There are two problems with Martha Harron's telling of her father's story. The first is that she is, or wants to be, too breezy. Is it nervousness, a form of embarrassment, because she is 'telling all' about her own father, that makes her so breezy? It is not easy for a daughter to describe, for example, her father's surprise and delight when he reaches puberty, and Martha Harron does not handle that sort of thing very well. Breeze to one side, the book becomes finally a catalogue of show-titles, dates, and places. The reader is given more facts than can be easily digested, and too many famous names turn up. The relentless details set up the inevitable trees-and-forest situation. We learn little about what greatness is in an actor, but we find out when and where and why Don Harron acted what.
It may be true that a profound or moving biography of a great actor - or instrumentalist or dancer - is an impossibility.
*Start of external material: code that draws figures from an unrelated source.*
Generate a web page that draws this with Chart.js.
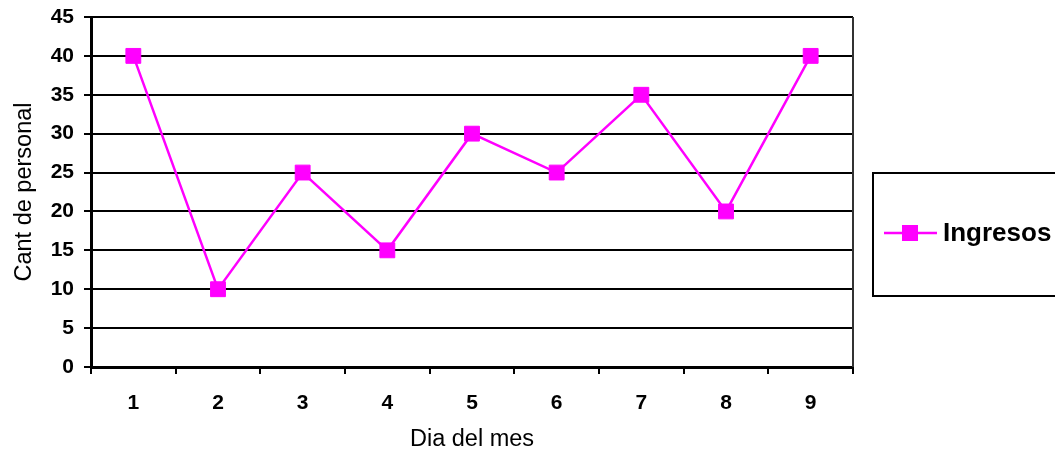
<!DOCTYPE html>
<html>
<head>
<meta charset="utf-8">
<script src="https://cdn.jsdelivr.net/npm/chart.js@4.4.1/dist/chart.umd.min.js"></script>
<style>
  html, body { margin: 0; padding: 0; background: #fff; }
  #wrap { width: 1055px; height: 454px; position: relative; }
</style>
</head>
<body>
<div id="wrap"><canvas id="chart"></canvas></div>
<script>
// datos del gráfico
const dias = ["1", "2", "3", "4", "5", "6", "7", "8", "9"];
const ingresos = [40, 10, 25, 15, 30, 25, 35, 20, 40];
const serieNombre = "Ingresos";
const ejeY = { min: 0, max: 45, paso: 5 };

const fuente = "'Liberation Sans', Arial, sans-serif";
const magenta = "#FF00FF";

// fondo blanco + borde derecho + leyenda en caja
const extras = {
    id: 'extras',
    beforeDraw(chart) {
        const ctx = chart.ctx;
        ctx.save();
        ctx.fillStyle = '#fff';
        ctx.fillRect(0, 0, chart.width, chart.height);
        ctx.restore();
    },
    afterDraw(chart) {
        const ctx = chart.ctx;
        const a = chart.chartArea;
        ctx.save();
        // borde derecho del área
        ctx.strokeStyle = '#333';
        ctx.lineWidth = 2;
        ctx.beginPath();
        ctx.moveTo(a.right, a.top);
        ctx.lineTo(a.right, a.bottom);
        ctx.stroke();

        // caja de leyenda
        ctx.strokeStyle = '#000';
        ctx.lineWidth = 2;
        ctx.strokeRect(873, 173, 190, 123);
        const ds = chart.data.datasets[0];
        const y = 233;
        ctx.strokeStyle = ds.borderColor;
        ctx.lineWidth = 2.5;
        ctx.beginPath();
        ctx.moveTo(884, y);
        ctx.lineTo(937, y);
        ctx.stroke();
        ctx.fillStyle = ds.pointBackgroundColor;
        ctx.fillRect(902, y - 8, 16, 16);
        ctx.fillStyle = '#000';
        ctx.font = "bold 26px " + fuente;
        ctx.textBaseline = 'middle';
        ctx.textAlign = 'left';
        ctx.fillText(ds.label, 943, y + 1);
        ctx.restore();
    }
};

const ctx = document.getElementById('chart').getContext('2d');
new Chart(ctx, {
    type: 'line',
    data: {
        labels: dias,
        datasets: [{
            label: serieNombre,
            data: ingresos,
            borderColor: magenta,
            backgroundColor: magenta,
            borderWidth: 2.5,
            tension: 0,
            pointStyle: 'rect',
            pointRadius: 10.5,
            pointBorderWidth: 1,
            pointBackgroundColor: magenta,
            pointBorderColor: magenta
        }]
    },
    options: {
        responsive: true,
        maintainAspectRatio: false,
        animation: false,
        layout: { padding: { top: 17, right: 202, bottom: 0, left: 0 } },
        plugins: {
            legend: { display: false },
            tooltip: { enabled: false }
        },
        scales: {
            x: {
                offset: true,
                grid: { offset: true, drawOnChartArea: false, tickLength: 7, color: '#000', lineWidth: 2 },
                border: { color: '#000', width: 3 },
                ticks: { color: '#000', padding: 17, font: { family: fuente, size: 21, weight: 'bold' } },
                title: { display: true, text: 'Dia del mes', color: '#000', padding: { top: 0, bottom: 0 }, font: { family: fuente, size: 23.5 } },
                afterFit: (s) => { s.height = 87; }
            },
            y: {
                min: ejeY.min,
                max: ejeY.max,
                ticks: { stepSize: ejeY.paso, color: '#000', padding: 10, font: { family: fuente, size: 21, weight: 'bold' } },
                grid: { color: '#000', lineWidth: 2, tickLength: 7 },
                border: { color: '#000', width: 3 },
                title: { display: true, text: 'Cant de personal', color: '#000', padding: { top: 10, bottom: 0 }, font: { family: fuente, size: 23.5 } },
                afterFit: (s) => {
                    s.width = 91;
                    s.paddingTop = 0;
                    s.paddingBottom = 0;
                }
            }
        }
    },
    plugins: [extras]
});
</script>
</body>
</html>
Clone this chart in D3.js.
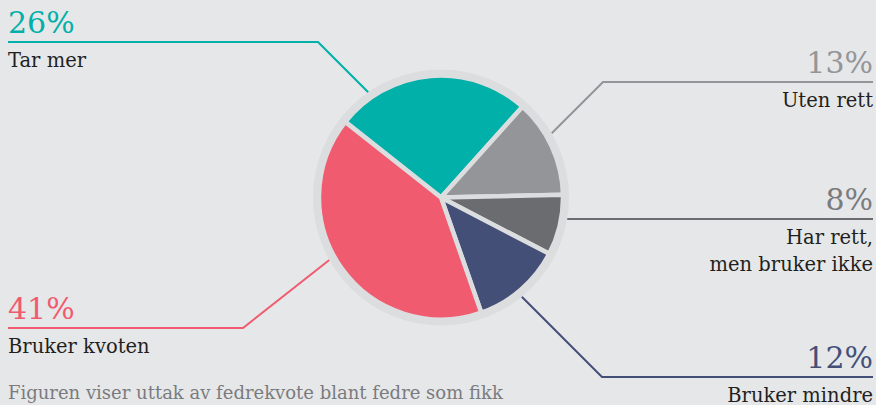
<!DOCTYPE html>
<html lang="no">
<head>
<meta charset="UTF-8">
<title>Fedrekvote</title>
<style>
    html, body { margin: 0; padding: 0; background: #e6e7e9; overflow: hidden; }
    svg { display: block; }
    .pct { font-family: "DejaVu Serif", serif; font-size: 30px; }
    .lbl { font-family: "DejaVu Serif", serif; font-size: 19.5px; fill: #231f20; }
    .note { font-family: "DejaVu Serif", serif; font-size: 18px; fill: #7a7b7e; }
</style>
</head>
<body>
<svg id="svg" width="876" height="405"></svg>
<script src="https://cdn.jsdelivr.net/npm/d3@7"></script>
<script>
    // data, clockwise from the upper left
    const categories = ["Tar mer", "Uten rett", "Har rett,|men bruker ikke", "Bruker mindre", "Bruker kvoten"];
    const values = [26, 13, 8, 12, 41];
    const colors = ["#00b0a9", "#949598", "#6b6c6f", "#434f77", "#f05b6f"];
    const pctColors = ["#00b0a9", "#949598", "#7a7b7e", "#434f77", "#f05b6f"];

    // label layout: side, y of the underline, elbow x, direction of the leader toward the pie
    const labelLayout = [
        { side: "left",  lineY: 42,  elbowX: 318, dir: [1, 1] },
        { side: "right", lineY: 82,  elbowX: 603, dir: [-1, 1] },
        { side: "right", lineY: 219, elbowX: 873, dir: [-1, 0] },
        { side: "right", lineY: 377, elbowX: 602, dir: [-1, -1] },
        { side: "left",  lineY: 328, elbowX: 243, dir: [1.27, -1] }
    ];

    const svg = d3.select("#svg");
    const cx = 441, cy = 197.5;
    const ringR = 128, pieR = 122;
    const startAngle = -51.7 * Math.PI / 180;

    const pie = d3.pie().sort(null).value(d => d)
        .startAngle(startAngle).endAngle(startAngle + 2 * Math.PI);
    const arc = d3.arc().innerRadius(0).outerRadius(pieR);

    // leader lines first, so the ring covers their ends
    const leaders = svg.append("g");
    labelLayout.forEach((l, i) => {
        const xEnd = l.side === "left" ? 8 : 873;
        // walk from the elbow along dir until meeting the ring
        const len = Math.hypot(l.dir[0], l.dir[1]);
        const ux = l.dir[0] / len, uy = l.dir[1] / len;
        const px = l.elbowX - cx, py = l.lineY - cy;
        const b = px * ux + py * uy;
        const c = px * px + py * py - ringR * ringR;
        const t = -b - Math.sqrt(Math.max(0, b * b - c));
        const hit = [l.elbowX + ux * t, l.lineY + uy * t];
        leaders.append("path")
            .attr("d", d3.line()([[xEnd, l.lineY], [l.elbowX, l.lineY], hit]))
            .attr("fill", "none")
            .attr("stroke", colors[i])
            .attr("stroke-width", 2);
    });

    const g = svg.append("g").attr("transform", `translate(${cx},${cy})`);
    g.append("circle").attr("r", ringR).attr("fill", "#dcdddf");
    g.selectAll("path.slice")
        .data(pie(values))
        .join("path")
        .attr("class", "slice")
        .attr("d", arc)
        .attr("fill", (d, i) => colors[i])
        .attr("stroke", "#dcdddf")
        .attr("stroke-width", 4.5)
        .attr("stroke-linejoin", "round");

    // texts
    labelLayout.forEach((l, i) => {
        const x = l.side === "left" ? 8 : 873;
        const anchor = l.side === "left" ? "start" : "end";
        svg.append("text")
            .attr("class", "pct")
            .attr("x", x)
            .attr("y", l.lineY - 9)
            .attr("text-anchor", anchor)
            .attr("fill", pctColors[i])
            .text(values[i] + "%");
        const lines = categories[i].split("|");
        lines.forEach((s, j) => {
            svg.append("text")
                .attr("class", "lbl")
                .attr("x", x)
                .attr("y", l.lineY + 25 + j * 27)
                .attr("text-anchor", anchor)
                .text(s);
        });
    });

    svg.append("text")
        .attr("class", "note")
        .attr("x", 8)
        .attr("y", 399)
        .text("Figuren viser uttak av fedrekvote blant fedre som fikk");
</script>
</body>
</html>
You have to be there. Even dazzling prose cannot convey a great performance. Yet it is the great performances that justify doing the biography in the first place; and probably it is in some way useful for the admiring public to know a little something of what the great actor is like when he is off the stage. Is the romantic stage-lover a boring simpleton when he is not reciting other people's lines and striking poses before an audience? When we find out that he is, or that the sweet-faced Hollywood girl-next-door started her career as a Calumet City stripper, are we farther ahead? Is it more than misplaced curiosity that makes us want to read private lives of public figures? What is the real nature of 'performance'? Can biography tell us?
Amelia Hall's book gives, however coldly, the history of an important episode in the development of Canadian theatre. (Martha Harron mentions Amelia Hall once but says nothing about the CRT.) It is a useful record. Harron's book is a sort of long public-relations sketch, an extended programme-bio, of a great Canadian performer. (One wishes Harron's book had an index.) Neither book is a delight to read. They both, in different ways, trot out the facts. They are both, though, finally chronologies and checklists amplified into prose.